A utilização do fogo exerceu grande influência no modo de vida dos habitantes, na criação de novas necessidades. As populações aprenderam a cozer os seus alimentos, a aquecer os abrigos, a produzir recipientes pela moldagem da argila, a endurecer as pontas das seta, a proteger-se dos animais selvagens.
Como fonte de calor e de luz, o fogo pode ter constituído um centro de reunião ao possibilitar o convívio e o prolongamento dos trabalhos para lá do fim do dia. A atenção constante exigida pelo fogo e a influência atractiva podem ter contribuído para reforçar o sentido de comunidade dos grupos reunidos num abrigo.
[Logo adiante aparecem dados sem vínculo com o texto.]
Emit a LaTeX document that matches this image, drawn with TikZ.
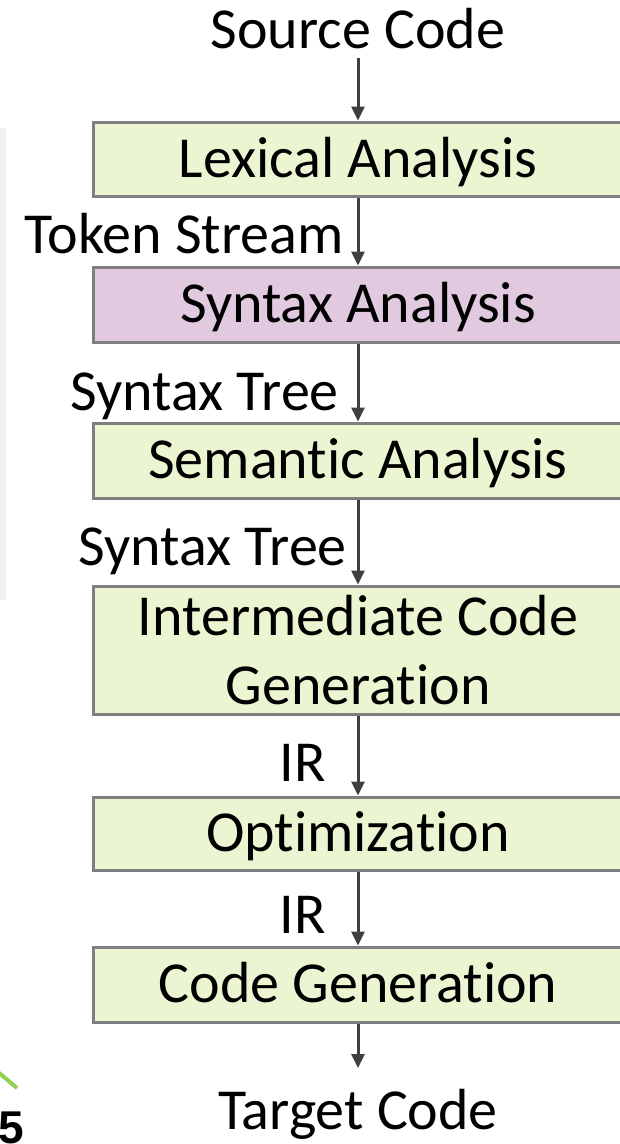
\documentclass[tikz,border=0pt]{standalone}
\usepackage{fontspec}
\setmainfont{Carlito}[RawFeature={-liga}]
\newfontfamily\numfont{Liberation Sans}
\usetikzlibrary{arrows.meta}
\definecolor{boxgreen}{HTML}{EBF5D1}
\definecolor{boxpurple}{HTML}{E1C9E0}
\definecolor{boxborder}{HTML}{7F7F7F}
\definecolor{arrowgray}{HTML}{404040}
\definecolor{panelgray}{HTML}{F2F2F2}
\definecolor{limegreen}{HTML}{92D050}
\tikzset{
  stage/.style={draw=boxborder, line width=3pt, fill=boxgreen, minimum width=530pt,
    inner sep=0pt, font=\fontsize{58}{69}\selectfont, text height=36pt, text depth=0pt},
  lbl/.style={inner sep=0pt, font=\fontsize{58}{69}\selectfont},
  flow/.style={draw=arrowgray, line width=3pt, -{Triangle[width=13pt,length=14pt]}}
}
\begin{document}
\begin{tikzpicture}[x=1pt,y=-1pt]
\useasboundingbox (0,0) rectangle (620,1144);
\clip (0,0) rectangle (620,1144);
% left side decorations
\fill[panelgray] (0,128) rectangle (6,600);
\draw[limegreen, line width=4pt] (-2,1072) -- (17,1088);
\node[anchor=base east, inner sep=0pt, font=\numfont\bfseries\fontsize{46}{46}\selectfont] (pagenum) at (24,1143) {5};
% stages
\node[stage, minimum height=74pt] (lex) at (358,159) {Lexical Analysis};
\node[stage, fill=boxpurple, minimum height=75pt] (syn) at (358,304.5) {Syntax Analysis};
\node[stage, minimum height=75pt] (sem) at (358,460.5) {Semantic Analysis};
\node[stage, minimum height=128pt, align=center, text height=, text depth=] (icg) at (358,650) {Intermediate Code\\Generation};
\node[stage, minimum height=73pt] (opt) at (358,833.5) {Optimization};
\node[stage, minimum height=75pt] (cg) at (358,984.5) {Code Generation};
% labels
\node[lbl, anchor=base] (src) at (358,48) {Source Code};
\node[lbl, anchor=base] (tgt) at (358,1129) {Target Code};
\node[lbl, anchor=base east] (l1) at (344,253) {Token Stream};
\node[lbl, anchor=base east] (l2) at (339,410) {Syntax Tree};
\node[lbl, anchor=base east] (l3) at (347,565) {Syntax Tree};
\node[lbl, anchor=base east] (l4) at (326,781) {IR};
\node[lbl, anchor=base east] (l5) at (326,933) {IR};
% connectors
\coordinate (srcend) at (358,58);
\coordinate (tgtend) at (358,1068);
\draw[flow] (srcend) -- (lex.north);
\draw[flow] (lex.south) -- (syn.north);
\draw[flow] (syn.south) -- (sem.north);
\draw[flow] (sem.south) -- (icg.north);
\draw[flow] (icg.south) -- (opt.north);
\draw[flow] (opt.south) -- (cg.north);
\draw[flow] (cg.south) -- (tgtend);
\end{tikzpicture}
\end{document}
Objecto de mistério, de temor e de
veneração, o fogo foi também origem de mitos primitivos, de motivos
religiosos, de prática de magia.
OUTROS MEIOS TÉCNICOS
No aperfeiçoamento da produção de pedras lascadas o homem utilizou
técnicas que marcaram um grande avanço para a época. A operação de talhe
permitia a remoção de um ou mais fragmentos de lascas de um pedaço de
matéria-prima. O uso da fricção é um dos mais antigos meios utilizados no
retoque dos primeiros instrumentos em pedra lascada.
Em algumas regiões, por exemplo na Índia e no Paquistão, encontraram-se autênticas oficinas de talhe junto das fontes de matéria-prima, onde por vezes se situavam os próprios acampamentos.
Nas suas migrações o homem aproveitou a força energética proveniente da água. Os rios foram transformados em caminhos que concorreram com os percursos térreos. Cavalgando troncos de árvore e depois escavando-os com o auxilio do fogo, o homem procurou vencer os lagos, as correntes fluviais ou marítimas.
A utilização de certas propriedades da água e da argila, matéria-prima largamente espalhada pelo mundo inteiro, ligada ao domínio do fogo, possibilitou a descoberta da técnica de moldagem. Esta técnica permitiu o desenvolvimento da olaria entre os povos espalhados pelos diversos continentes.